▶ _Request_:
Extract the lines of the material below, beginning with the first and ending with the line that holds "minimum width=160pt, minimum". Skip every picture.

▶ _Material_:
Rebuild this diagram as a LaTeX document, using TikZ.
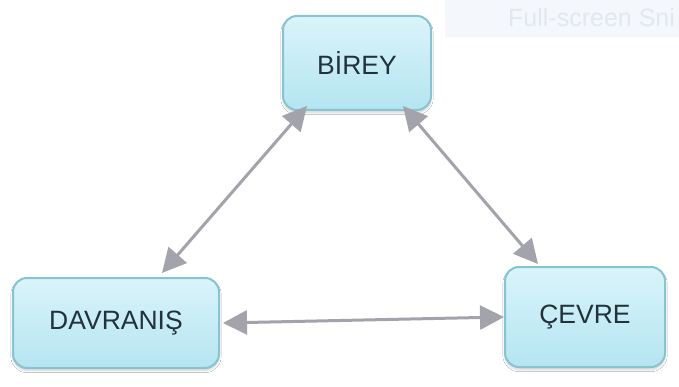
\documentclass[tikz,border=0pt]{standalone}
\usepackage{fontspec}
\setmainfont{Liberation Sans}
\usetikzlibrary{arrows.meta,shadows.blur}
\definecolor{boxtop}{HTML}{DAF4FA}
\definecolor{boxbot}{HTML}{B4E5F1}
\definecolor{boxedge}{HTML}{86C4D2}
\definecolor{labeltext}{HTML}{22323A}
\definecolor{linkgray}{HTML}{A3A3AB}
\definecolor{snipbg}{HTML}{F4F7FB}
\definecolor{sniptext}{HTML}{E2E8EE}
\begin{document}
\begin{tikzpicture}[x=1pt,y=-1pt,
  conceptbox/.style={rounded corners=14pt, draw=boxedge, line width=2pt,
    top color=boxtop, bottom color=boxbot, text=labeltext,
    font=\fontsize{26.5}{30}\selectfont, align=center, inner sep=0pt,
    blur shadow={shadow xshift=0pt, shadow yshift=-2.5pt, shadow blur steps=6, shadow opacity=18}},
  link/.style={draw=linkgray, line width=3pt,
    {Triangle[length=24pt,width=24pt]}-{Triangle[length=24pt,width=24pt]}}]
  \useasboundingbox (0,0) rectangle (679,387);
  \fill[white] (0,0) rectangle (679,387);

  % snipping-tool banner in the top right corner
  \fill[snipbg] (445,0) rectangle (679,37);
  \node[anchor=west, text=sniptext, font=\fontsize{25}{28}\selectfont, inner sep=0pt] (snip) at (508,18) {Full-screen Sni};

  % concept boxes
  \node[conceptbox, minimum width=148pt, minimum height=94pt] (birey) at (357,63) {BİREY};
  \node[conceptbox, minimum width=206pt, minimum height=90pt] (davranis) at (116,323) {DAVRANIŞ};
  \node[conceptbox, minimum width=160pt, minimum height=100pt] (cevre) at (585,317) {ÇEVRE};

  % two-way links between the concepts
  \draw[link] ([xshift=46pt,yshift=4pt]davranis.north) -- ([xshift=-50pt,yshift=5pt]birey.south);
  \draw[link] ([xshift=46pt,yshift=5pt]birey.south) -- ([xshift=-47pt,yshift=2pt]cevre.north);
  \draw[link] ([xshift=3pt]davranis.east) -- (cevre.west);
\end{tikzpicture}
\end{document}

▶ _Answer_:
Rebuild this diagram as a LaTeX document, using TikZ.
\documentclass[tikz,border=0pt]{standalone}
\usepackage{fontspec}
\setmainfont{Liberation Sans}
\usetikzlibrary{arrows.meta,shadows.blur}
\definecolor{boxtop}{HTML}{DAF4FA}
\definecolor{boxbot}{HTML}{B4E5F1}
\definecolor{boxedge}{HTML}{86C4D2}
\definecolor{labeltext}{HTML}{22323A}
\definecolor{linkgray}{HTML}{A3A3AB}
\definecolor{snipbg}{HTML}{F4F7FB}
\definecolor{sniptext}{HTML}{E2E8EE}
\begin{document}
\begin{tikzpicture}[x=1pt,y=-1pt,
  conceptbox/.style={rounded corners=14pt, draw=boxedge, line width=2pt,
    top color=boxtop, bottom color=boxbot, text=labeltext,
    font=\fontsize{26.5}{30}\selectfont, align=center, inner sep=0pt,
    blur shadow={shadow xshift=0pt, shadow yshift=-2.5pt, shadow blur steps=6, shadow opacity=18}},
  link/.style={draw=linkgray, line width=3pt,
    {Triangle[length=24pt,width=24pt]}-{Triangle[length=24pt,width=24pt]}}]
  \useasboundingbox (0,0) rectangle (679,387);
  \fill[white] (0,0) rectangle (679,387);

  % snipping-tool banner in the top right corner
  \fill[snipbg] (445,0) rectangle (679,37);
  \node[anchor=west, text=sniptext, font=\fontsize{25}{28}\selectfont, inner sep=0pt] (snip) at (508,18) {Full-screen Sni};

  % concept boxes
  \node[conceptbox, minimum width=148pt, minimum height=94pt] (birey) at (357,63) {BİREY};
  \node[conceptbox, minimum width=206pt, minimum height=90pt] (davranis) at (116,323) {DAVRANIŞ};
  \node[conceptbox, minimum width=160pt, minimum height=100pt] (cevre) at (585,317) {ÇEVRE};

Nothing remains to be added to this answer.